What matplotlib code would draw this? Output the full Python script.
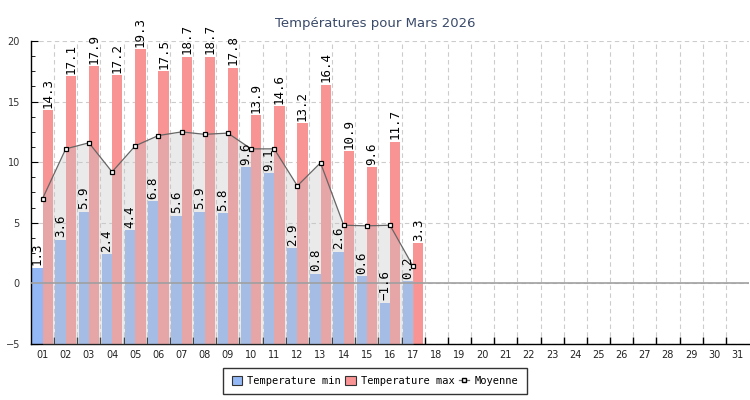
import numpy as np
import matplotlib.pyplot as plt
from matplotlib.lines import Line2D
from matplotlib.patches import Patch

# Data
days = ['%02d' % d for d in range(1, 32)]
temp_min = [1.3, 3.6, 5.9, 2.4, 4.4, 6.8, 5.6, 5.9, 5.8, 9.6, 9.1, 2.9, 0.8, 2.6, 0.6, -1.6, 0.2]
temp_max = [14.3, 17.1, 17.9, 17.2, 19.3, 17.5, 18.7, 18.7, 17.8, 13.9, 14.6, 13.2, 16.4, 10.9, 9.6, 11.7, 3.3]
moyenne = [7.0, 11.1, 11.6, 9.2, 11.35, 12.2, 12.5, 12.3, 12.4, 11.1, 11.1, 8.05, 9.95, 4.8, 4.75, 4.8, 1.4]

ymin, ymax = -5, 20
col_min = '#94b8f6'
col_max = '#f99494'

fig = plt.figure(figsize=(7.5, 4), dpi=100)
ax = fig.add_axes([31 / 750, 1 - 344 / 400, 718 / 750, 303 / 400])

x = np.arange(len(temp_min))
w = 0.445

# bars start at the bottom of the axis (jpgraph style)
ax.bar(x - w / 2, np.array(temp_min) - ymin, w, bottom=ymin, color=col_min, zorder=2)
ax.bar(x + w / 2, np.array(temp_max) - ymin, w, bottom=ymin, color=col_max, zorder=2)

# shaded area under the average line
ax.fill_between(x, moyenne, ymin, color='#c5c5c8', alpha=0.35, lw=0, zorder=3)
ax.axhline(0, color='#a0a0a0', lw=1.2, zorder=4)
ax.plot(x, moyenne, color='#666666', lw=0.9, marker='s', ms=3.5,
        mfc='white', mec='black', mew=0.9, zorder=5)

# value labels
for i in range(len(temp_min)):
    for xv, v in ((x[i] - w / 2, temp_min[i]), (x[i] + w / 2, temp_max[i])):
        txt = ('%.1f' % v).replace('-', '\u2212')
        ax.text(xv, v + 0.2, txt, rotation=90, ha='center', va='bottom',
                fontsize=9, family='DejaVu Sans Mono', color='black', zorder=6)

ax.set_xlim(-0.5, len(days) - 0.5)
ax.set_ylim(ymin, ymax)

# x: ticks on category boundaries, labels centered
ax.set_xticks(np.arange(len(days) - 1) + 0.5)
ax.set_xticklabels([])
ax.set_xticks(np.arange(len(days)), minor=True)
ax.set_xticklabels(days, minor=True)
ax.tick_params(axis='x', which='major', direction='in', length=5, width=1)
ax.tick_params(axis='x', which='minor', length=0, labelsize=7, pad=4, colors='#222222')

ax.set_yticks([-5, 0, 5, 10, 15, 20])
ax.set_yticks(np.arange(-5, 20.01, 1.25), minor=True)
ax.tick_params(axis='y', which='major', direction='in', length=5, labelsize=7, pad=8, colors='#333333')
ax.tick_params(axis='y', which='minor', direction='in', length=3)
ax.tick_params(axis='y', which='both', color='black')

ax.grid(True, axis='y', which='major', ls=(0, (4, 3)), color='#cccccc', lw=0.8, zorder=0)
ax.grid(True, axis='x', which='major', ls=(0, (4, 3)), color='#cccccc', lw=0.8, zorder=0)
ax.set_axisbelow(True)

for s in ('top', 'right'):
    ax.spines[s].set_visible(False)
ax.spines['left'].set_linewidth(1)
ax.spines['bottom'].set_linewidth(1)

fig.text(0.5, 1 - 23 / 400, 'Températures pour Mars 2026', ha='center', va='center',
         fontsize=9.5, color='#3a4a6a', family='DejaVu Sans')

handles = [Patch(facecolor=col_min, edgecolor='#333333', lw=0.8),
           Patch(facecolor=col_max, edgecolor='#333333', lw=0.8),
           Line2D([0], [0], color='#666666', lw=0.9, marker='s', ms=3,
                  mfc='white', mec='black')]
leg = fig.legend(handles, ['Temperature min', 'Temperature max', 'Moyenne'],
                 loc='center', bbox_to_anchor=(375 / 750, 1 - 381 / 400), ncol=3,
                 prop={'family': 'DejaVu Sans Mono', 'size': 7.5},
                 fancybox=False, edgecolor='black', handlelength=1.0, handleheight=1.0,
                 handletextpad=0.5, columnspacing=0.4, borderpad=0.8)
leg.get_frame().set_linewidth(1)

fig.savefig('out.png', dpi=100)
-=-=-=-=-
Please repeat exactly the data above from its first line to the line that contains "from matplotlib.patches import Patch", inclusive, and leave every picture out.

What matplotlib code would draw this? Output the full Python script.
import numpy as np
import matplotlib.pyplot as plt
from matplotlib.lines import Line2D
from matplotlib.patches import Patch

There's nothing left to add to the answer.